A fome é um problema crescente no país, com destaque para o período da pandemia da Covid-19. Naquele momento, se reduziu ainda mais a “segurança alimentar”, que ocorre quando todas as pessoas têm acesso permanente a alimentos seguros, nutritivos e em quantidade suficiente. É o que apontam os relatórios de pesquisa “Olhe para fome”, da Rede Brasileira de Pesquisa em Soberania e Segurança Alimentar e Nutricional (PENSSAN), cujos dados também demonstram que mais da metade da população brasileira está nessa situação, nos mais variados níveis: leve, moderado ou grave. A insegurança alimentar grave afeta 15,5% das pessoas – ou seja, 33,5 milhões de brasileiros estão passando fome.
Nesse contexto, como uma das atividades da pesquisa coordenada pela professora Ana Lúcia Pires Augusto do Departamento de Nutrição e Dietética da Universidade Federal Fluminense, que objetiva investigar os desfechos neonatais e gestacionais da insegurança alimentar, foi conduzida uma Revisão Sistemática da Literatura, um dos estudos de mais elevada evidência científica, de título: “Household food insecurity associated with gestational and neonatal outcomes”, com investigação nas principais bases de busca bibliográfica internacionais. Como resultado dessa Revisão Sistemática, a professora e os demais autores (Aléxia Rodrigues, Talita Domingos e Rosana Salles-Costa) observaram que situações ligadas ao estresse e à saúde mental se associaram à insegurança alimentar em gestantes, “o que pode interferir no crescimento e desenvolvimento fetal. Também foram observadas associações com defeitos congênitos, mortalidade neonatal e introdução precoce de leite animal na dieta infantil”, informa a docente. Como conclusão, é indicada a necessidade de garantir a saúde mental das gestantes que vivem nessa situação e de observar os fatores sociais que podem levar a esse quadro, já que a própria gravidez e o parto podem levar a problemas biológicos e a vulnerabilidades psicossociais.

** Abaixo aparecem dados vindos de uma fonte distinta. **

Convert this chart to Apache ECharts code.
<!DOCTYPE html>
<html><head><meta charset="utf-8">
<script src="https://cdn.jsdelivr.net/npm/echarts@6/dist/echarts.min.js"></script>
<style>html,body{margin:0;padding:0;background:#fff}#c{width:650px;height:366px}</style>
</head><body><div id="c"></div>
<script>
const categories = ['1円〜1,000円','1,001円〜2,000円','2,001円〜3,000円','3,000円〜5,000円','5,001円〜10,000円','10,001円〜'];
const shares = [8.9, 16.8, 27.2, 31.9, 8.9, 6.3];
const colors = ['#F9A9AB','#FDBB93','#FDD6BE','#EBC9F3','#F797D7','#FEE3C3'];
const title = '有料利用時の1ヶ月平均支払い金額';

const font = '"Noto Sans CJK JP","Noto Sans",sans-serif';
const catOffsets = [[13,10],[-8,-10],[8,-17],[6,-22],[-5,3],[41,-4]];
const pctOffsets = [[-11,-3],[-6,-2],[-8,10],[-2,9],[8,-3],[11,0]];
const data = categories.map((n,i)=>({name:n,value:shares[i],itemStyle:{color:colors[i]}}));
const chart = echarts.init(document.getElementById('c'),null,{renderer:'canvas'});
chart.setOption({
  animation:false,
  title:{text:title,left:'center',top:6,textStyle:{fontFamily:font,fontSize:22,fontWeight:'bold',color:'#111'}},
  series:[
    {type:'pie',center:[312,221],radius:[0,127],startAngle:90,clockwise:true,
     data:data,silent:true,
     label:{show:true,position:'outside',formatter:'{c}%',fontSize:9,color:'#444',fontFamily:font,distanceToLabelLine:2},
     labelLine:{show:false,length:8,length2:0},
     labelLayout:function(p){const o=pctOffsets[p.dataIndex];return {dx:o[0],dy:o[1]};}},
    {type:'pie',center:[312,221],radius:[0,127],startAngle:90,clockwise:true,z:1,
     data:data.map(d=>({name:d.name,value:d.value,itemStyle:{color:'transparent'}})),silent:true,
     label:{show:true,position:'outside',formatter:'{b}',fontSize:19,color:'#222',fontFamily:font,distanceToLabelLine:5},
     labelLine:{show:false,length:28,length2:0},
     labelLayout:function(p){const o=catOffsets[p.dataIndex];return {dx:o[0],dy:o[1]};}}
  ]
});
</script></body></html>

Ainda nas palavras da professora, “decidimos olhar este assunto justamente por ser uma condição absolutamente inaceitável e que fere o direito humano à alimentação adequada e saudável. É inadmissível que qualquer pessoa acorde pela manhã sem saber se terá acesso a alguma refeição e esse cenário se agrava profundamente quando envolve menores de idade, já em situação de vulnerabilidade nutricional. Considerando que a mulher, na maioria das vezes, é a provedora do alimento no lar, mesmo quando não é a responsável pelos recursos financeiros da família, ao adquirir, preparar e distribuir o alimento dentro da família, quando sofre os impactos da insegurança alimentar, seus filhos também são impactados”. Ademais, a docente explicou que os objetivos do estudo consistem em colaborar com o conhecimento para que se criem e implementem políticas que atuem efetivamente na vida dessas pessoas. “A maior aplicabilidade é dar visibilidade a esse cenário para criação de políticas públicas que aumentem a rede de apoio dessas mulheres e evitem crianças desnutridas e outros agravos no desenvolvimento infantil”, afirma.

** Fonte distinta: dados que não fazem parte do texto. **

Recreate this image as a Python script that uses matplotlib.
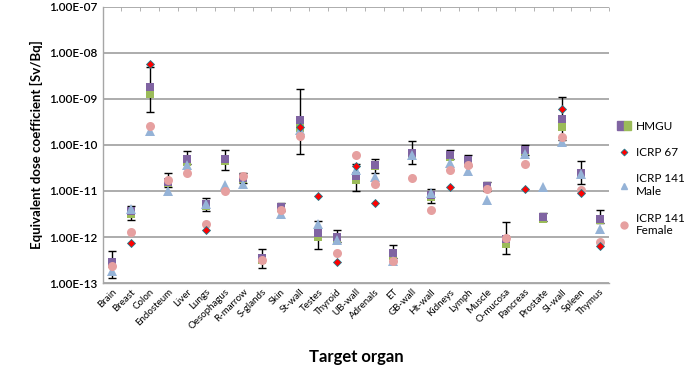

Vale destacar que o estudo da professora sobre a insegurança alimentar no domicílio das gestantes e seus filhos se mostra ainda mais relevante quando o relacionamos a outro dado dos Inquéritos nacionais da Rede PENSSAN: mulheres são as mais impactadas pela fome, visto que seis em cada dez lares comandados por mulheres convivem com a insegurança alimentar. Além disso, outro estudo analítico conduzido pela docente com gestantes em situação de vulnerabilidade biológica e social atendidas na região metropolitana do Estado do Rio de Janeiro apresentou resultados parciais relevantes que ainda estão em processo de submissão à publicação em periódico científico. “Verificamos que, para os recém-nascidos, a insegurança alimentar impactou principalmente na amamentação. Analisando esse cenário, demonstramos que mulheres que experienciam essa inaceitável condição possuem 15 vezes menos chance de amamentarem seus filhos ao nascimento”, finalizou.